The commit below fixes the proximate cause. However, there were three things interacting with each other that together caused the issue. My commit fixes one of the 3 issues, and is enough to boost performance for this use case. Two other issues that I have not yet addressed are:
('x' x 1_000_000) is constant folded at compile time, and the COW code in sv_setsv_flags() is failing to do COW on something like
$buf = 'x' x 1_000_000;
and is copying instead. I think FC did some work on making COW work with RO values, so perhaps this is something that should work. Perhaps string constants need to be marked as COW (with RC==0) before making them read-only at compile time???
The second issue is that, to work around the problem with readline allocating a large buffer, which then got COWed and 'donated' in something like
push @a, $_ while <>;
we added a heuristic along the lines of 'copy rather than COW' if SvCUR * A < SvLEN for some constant factor A. The trouble is, this is clashing with sv_grow()'s
SvLEN = SvCUR * B;
for some fudge factor B (i.e. over-allocate when growing the buffer).

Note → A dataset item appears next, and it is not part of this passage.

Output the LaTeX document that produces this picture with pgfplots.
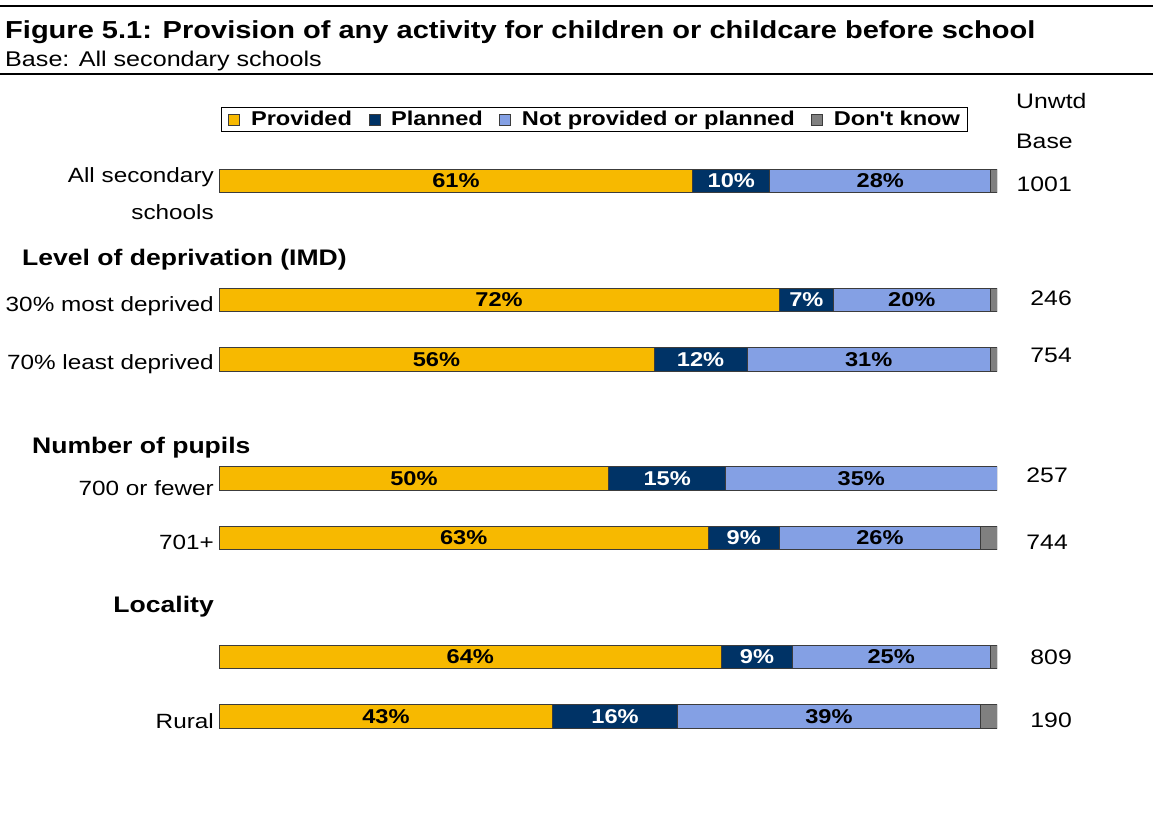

If B > A, we end up creating strings that can't be COWed. So we probably need to harmonise the constants involved in A and B.
Anyway, here's my commit:
commit a7ab896004fe7cc32eeddadf760d0829e9fed13d Author: David Mitchell <davem@iabyn.com> AuthorDate: Thu Jun 5 15:03:32 2014 +0100 Commit: David Mitchell <davem@iabyn.com> CommitDate: Thu Jun 5 15:03:32 2014 +0100
when unCOWing a string, set SvCUR to 0
When a COW string is unCOWed, as well as setting SvPVX to NULL and SvLEN to 0, set SvCUR to 0 too.
This is to avoid a later SvGROW on the same using the old SvCUR() value to calculate a roundup to the buffer size.
Consider the following code:
use Devel::Peek; for (1..3) { my $t; my $s = 'x' x 100; $t = $s; Dump $s; }
Looking at the LEN line of the Dump output, we got on 5.20.0:
LEN = 102 LEN = 135 LEN = 135
and after this commit,
LEN = 102 LEN = 102 LEN = 102
As well as wasting space, this extra LEN was then triggering the 'skip COW if LEN >> CUR' mechanism, causing extra copies. See:
[perl #121977] COWification seems expensive in PADMY variables
This ticket is listed in perl5201delta. Is there still work happening here?
From @iabyn
On Fri, Feb 26, 2016 at 10:34:50AM -0800, l.mai@web.de via RT wrote:
This ticket is listed in perl5201delta. Is there still work happening here?
The other two issues I mentioned still appear to to be issues; so this ticket needs to remain open
-- Any [programming] language that doesn't occasionally surprise the novice will pay for it by continually surprising the expert. -- Larry Wall
https://github.com/Perl/perl5/pull/20595 was intended to fix one of the outstanding issues in this ticket. (Constant-folded strings not being COWed.)
Which means the remaining issue keeping this ticket open is:
... to work around the problem with readline allocating a large buffer, which then got COWed and 'donated' in something like
push @a, $_ while <>;
we added a heuristic along the lines of 'copy rather than COW' if SvCUR * A < SvLEN for some constant factor A. The trouble is, this is clashing with sv_grow()'s
SvLEN = SvCUR * B;
for some fudge factor B (i.e. over-allocate when growing the buffer).
If B > A, we end up creating strings that can't be COWed. So we probably need to harmonise the constants involved in A and B.